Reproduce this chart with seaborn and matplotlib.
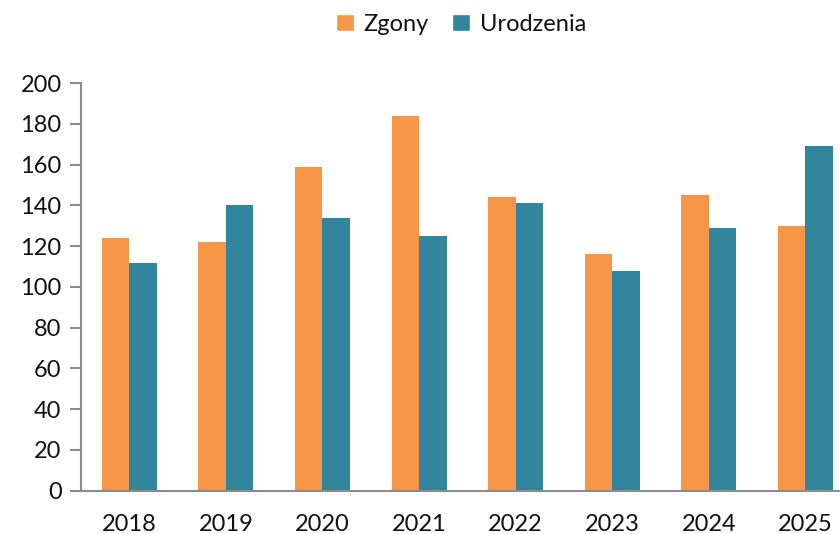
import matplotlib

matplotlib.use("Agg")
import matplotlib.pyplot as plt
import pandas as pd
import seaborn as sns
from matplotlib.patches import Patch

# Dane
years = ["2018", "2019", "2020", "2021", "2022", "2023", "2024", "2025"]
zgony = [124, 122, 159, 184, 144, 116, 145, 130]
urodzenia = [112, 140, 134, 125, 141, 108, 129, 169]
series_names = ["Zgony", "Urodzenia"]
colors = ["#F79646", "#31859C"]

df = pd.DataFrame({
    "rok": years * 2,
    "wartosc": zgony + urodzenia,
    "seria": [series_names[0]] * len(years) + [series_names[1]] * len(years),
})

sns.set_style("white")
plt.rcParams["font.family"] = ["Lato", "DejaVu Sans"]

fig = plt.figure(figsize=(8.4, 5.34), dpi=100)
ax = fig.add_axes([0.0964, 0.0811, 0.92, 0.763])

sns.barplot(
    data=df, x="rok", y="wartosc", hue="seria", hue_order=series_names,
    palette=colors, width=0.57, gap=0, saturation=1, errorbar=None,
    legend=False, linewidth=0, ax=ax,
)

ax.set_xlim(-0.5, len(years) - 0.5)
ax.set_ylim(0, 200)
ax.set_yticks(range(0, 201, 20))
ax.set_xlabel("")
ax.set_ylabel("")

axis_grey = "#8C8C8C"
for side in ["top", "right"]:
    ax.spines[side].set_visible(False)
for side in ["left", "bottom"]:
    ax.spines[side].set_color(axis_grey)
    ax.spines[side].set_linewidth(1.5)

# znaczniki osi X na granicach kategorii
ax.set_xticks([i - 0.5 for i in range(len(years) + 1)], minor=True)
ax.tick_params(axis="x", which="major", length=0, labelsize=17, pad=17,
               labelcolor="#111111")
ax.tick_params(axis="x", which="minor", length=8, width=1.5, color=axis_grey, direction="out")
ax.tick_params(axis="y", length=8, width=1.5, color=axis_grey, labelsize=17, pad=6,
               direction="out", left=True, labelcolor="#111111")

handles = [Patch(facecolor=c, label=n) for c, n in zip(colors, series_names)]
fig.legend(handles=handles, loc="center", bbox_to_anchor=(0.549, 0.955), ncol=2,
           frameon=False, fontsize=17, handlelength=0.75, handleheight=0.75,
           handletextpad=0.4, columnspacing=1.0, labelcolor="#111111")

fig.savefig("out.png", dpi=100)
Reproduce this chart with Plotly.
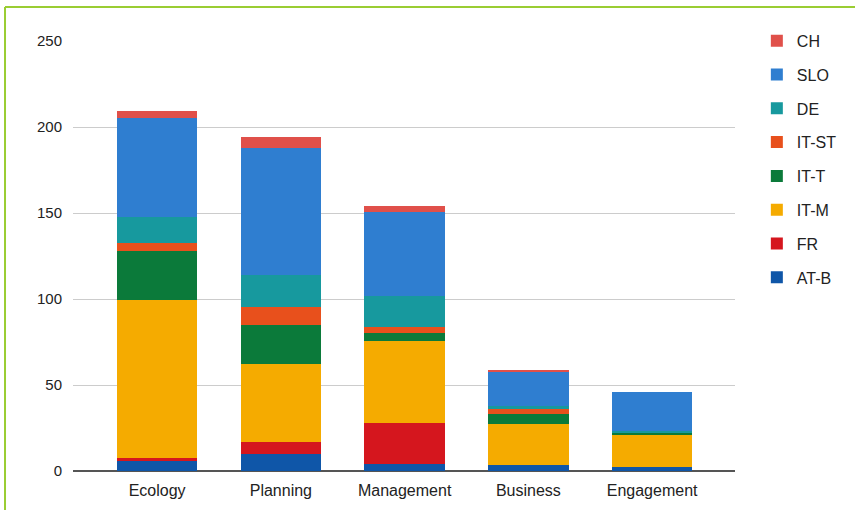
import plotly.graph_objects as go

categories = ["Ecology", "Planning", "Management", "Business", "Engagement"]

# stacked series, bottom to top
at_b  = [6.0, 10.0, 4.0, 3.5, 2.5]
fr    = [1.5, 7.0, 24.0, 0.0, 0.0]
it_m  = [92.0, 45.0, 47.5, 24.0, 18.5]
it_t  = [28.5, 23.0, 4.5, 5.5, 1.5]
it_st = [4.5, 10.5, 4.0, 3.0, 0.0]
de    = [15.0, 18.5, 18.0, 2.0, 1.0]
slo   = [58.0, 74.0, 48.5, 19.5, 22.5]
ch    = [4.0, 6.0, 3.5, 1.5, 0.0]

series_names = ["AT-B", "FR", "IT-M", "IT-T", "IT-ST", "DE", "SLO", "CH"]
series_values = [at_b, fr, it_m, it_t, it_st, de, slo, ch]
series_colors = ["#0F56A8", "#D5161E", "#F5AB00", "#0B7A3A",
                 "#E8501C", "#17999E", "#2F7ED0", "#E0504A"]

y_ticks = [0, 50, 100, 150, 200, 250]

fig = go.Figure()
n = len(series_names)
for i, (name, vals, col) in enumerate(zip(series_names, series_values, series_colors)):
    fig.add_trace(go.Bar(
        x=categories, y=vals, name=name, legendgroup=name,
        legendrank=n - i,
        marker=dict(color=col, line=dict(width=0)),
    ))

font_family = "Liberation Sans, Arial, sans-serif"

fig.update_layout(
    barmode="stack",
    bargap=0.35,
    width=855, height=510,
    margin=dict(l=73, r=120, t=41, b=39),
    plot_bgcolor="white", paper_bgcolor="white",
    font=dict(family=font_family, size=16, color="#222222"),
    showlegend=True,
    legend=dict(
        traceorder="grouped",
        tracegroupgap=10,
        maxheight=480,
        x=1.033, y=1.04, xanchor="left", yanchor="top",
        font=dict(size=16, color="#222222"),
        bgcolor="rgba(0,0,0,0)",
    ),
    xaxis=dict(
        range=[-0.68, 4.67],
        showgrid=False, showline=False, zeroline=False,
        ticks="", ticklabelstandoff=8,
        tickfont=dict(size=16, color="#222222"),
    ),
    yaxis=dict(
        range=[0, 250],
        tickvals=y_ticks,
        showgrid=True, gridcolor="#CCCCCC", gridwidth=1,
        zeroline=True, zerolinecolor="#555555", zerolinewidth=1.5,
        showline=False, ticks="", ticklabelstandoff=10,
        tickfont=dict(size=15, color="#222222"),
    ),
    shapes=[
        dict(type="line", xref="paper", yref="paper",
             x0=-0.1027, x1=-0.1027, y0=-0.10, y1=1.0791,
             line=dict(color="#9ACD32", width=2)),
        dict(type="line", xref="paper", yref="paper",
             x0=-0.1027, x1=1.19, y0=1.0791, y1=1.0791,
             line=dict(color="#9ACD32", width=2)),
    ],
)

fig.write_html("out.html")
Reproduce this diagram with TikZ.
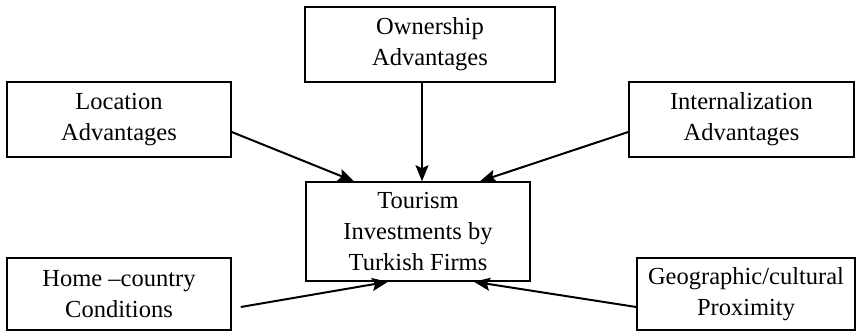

> _SHORT PROBLEM_
Every record above should be written out again without change, except that the pictures are left out.

> _OUTPUT OF THE EXERCISE_
Reproduce this chart with seaborn and matplotlib.
import matplotlib

matplotlib.use("Agg")
import matplotlib.pyplot as plt
import pandas as pd
import seaborn as sns
from matplotlib.patches import Patch

# Dane
years = ["2018", "2019", "2020", "2021", "2022", "2023", "2024", "2025"]
zgony = [124, 122, 159, 184, 144, 116, 145, 130]
urodzenia = [112, 140, 134, 125, 141, 108, 129, 169]
series_names = ["Zgony", "Urodzenia"]
colors = ["#F79646", "#31859C"]

df = pd.DataFrame({
    "rok": years * 2,
    "wartosc": zgony + urodzenia,
    "seria": [series_names[0]] * len(years) + [series_names[1]] * len(years),
})

sns.set_style("white")
plt.rcParams["font.family"] = ["Lato", "DejaVu Sans"]

fig = plt.figure(figsize=(8.4, 5.34), dpi=100)
ax = fig.add_axes([0.0964, 0.0811, 0.92, 0.763])

sns.barplot(
    data=df, x="rok", y="wartosc", hue="seria", hue_order=series_names,
    palette=colors, width=0.57, gap=0, saturation=1, errorbar=None,
    legend=False, linewidth=0, ax=ax,
)

ax.set_xlim(-0.5, len(years) - 0.5)
ax.set_ylim(0, 200)
ax.set_yticks(range(0, 201, 20))
ax.set_xlabel("")
ax.set_ylabel("")

axis_grey = "#8C8C8C"
for side in ["top", "right"]:
    ax.spines[side].set_visible(False)
for side in ["left", "bottom"]:
    ax.spines[side].set_color(axis_grey)
    ax.spines[side].set_linewidth(1.5)

# znaczniki osi X na granicach kategorii
ax.set_xticks([i - 0.5 for i in range(len(years) + 1)], minor=True)
ax.tick_params(axis="x", which="major", length=0, labelsize=17, pad=17,
               labelcolor="#111111")
ax.tick_params(axis="x", which="minor", length=8, width=1.5, color=axis_grey, direction="out")
ax.tick_params(axis="y", length=8, width=1.5, color=axis_grey, labelsize=17, pad=6,
               direction="out", left=True, labelcolor="#111111")

handles = [Patch(facecolor=c, label=n) for c, n in zip(colors, series_names)]
fig.legend(handles=handles, loc="center", bbox_to_anchor=(0.549, 0.955), ncol=2,
           frameon=False, fontsize=17, handlelength=0.75, handleheight=0.75,
           handletextpad=0.4, columnspacing=1.0, labelcolor="#111111")

fig.savefig("out.png", dpi=100)
Reproduce this chart with Plotly.
import plotly.graph_objects as go

categories = ["Ecology", "Planning", "Management", "Business", "Engagement"]

# stacked series, bottom to top
at_b  = [6.0, 10.0, 4.0, 3.5, 2.5]
fr    = [1.5, 7.0, 24.0, 0.0, 0.0]
it_m  = [92.0, 45.0, 47.5, 24.0, 18.5]
it_t  = [28.5, 23.0, 4.5, 5.5, 1.5]
it_st = [4.5, 10.5, 4.0, 3.0, 0.0]
de    = [15.0, 18.5, 18.0, 2.0, 1.0]
slo   = [58.0, 74.0, 48.5, 19.5, 22.5]
ch    = [4.0, 6.0, 3.5, 1.5, 0.0]

series_names = ["AT-B", "FR", "IT-M", "IT-T", "IT-ST", "DE", "SLO", "CH"]
series_values = [at_b, fr, it_m, it_t, it_st, de, slo, ch]
series_colors = ["#0F56A8", "#D5161E", "#F5AB00", "#0B7A3A",
                 "#E8501C", "#17999E", "#2F7ED0", "#E0504A"]

y_ticks = [0, 50, 100, 150, 200, 250]

fig = go.Figure()
n = len(series_names)
for i, (name, vals, col) in enumerate(zip(series_names, series_values, series_colors)):
    fig.add_trace(go.Bar(
        x=categories, y=vals, name=name, legendgroup=name,
        legendrank=n - i,
        marker=dict(color=col, line=dict(width=0)),
    ))

font_family = "Liberation Sans, Arial, sans-serif"

fig.update_layout(
    barmode="stack",
    bargap=0.35,
    width=855, height=510,
    margin=dict(l=73, r=120, t=41, b=39),
    plot_bgcolor="white", paper_bgcolor="white",
    font=dict(family=font_family, size=16, color="#222222"),
    showlegend=True,
    legend=dict(
        traceorder="grouped",
        tracegroupgap=10,
        maxheight=480,
        x=1.033, y=1.04, xanchor="left", yanchor="top",
        font=dict(size=16, color="#222222"),
        bgcolor="rgba(0,0,0,0)",
    ),
    xaxis=dict(
        range=[-0.68, 4.67],
        showgrid=False, showline=False, zeroline=False,
        ticks="", ticklabelstandoff=8,
        tickfont=dict(size=16, color="#222222"),
    ),
    yaxis=dict(
        range=[0, 250],
        tickvals=y_ticks,
        showgrid=True, gridcolor="#CCCCCC", gridwidth=1,
        zeroline=True, zerolinecolor="#555555", zerolinewidth=1.5,
        showline=False, ticks="", ticklabelstandoff=10,
        tickfont=dict(size=15, color="#222222"),
    ),
    shapes=[
        dict(type="line", xref="paper", yref="paper",
             x0=-0.1027, x1=-0.1027, y0=-0.10, y1=1.0791,
             line=dict(color="#9ACD32", width=2)),
        dict(type="line", xref="paper", yref="paper",
             x0=-0.1027, x1=1.19, y0=1.0791, y1=1.0791,
             line=dict(color="#9ACD32", width=2)),
    ],
)

fig.write_html("out.html")
Reproduce this diagram with TikZ.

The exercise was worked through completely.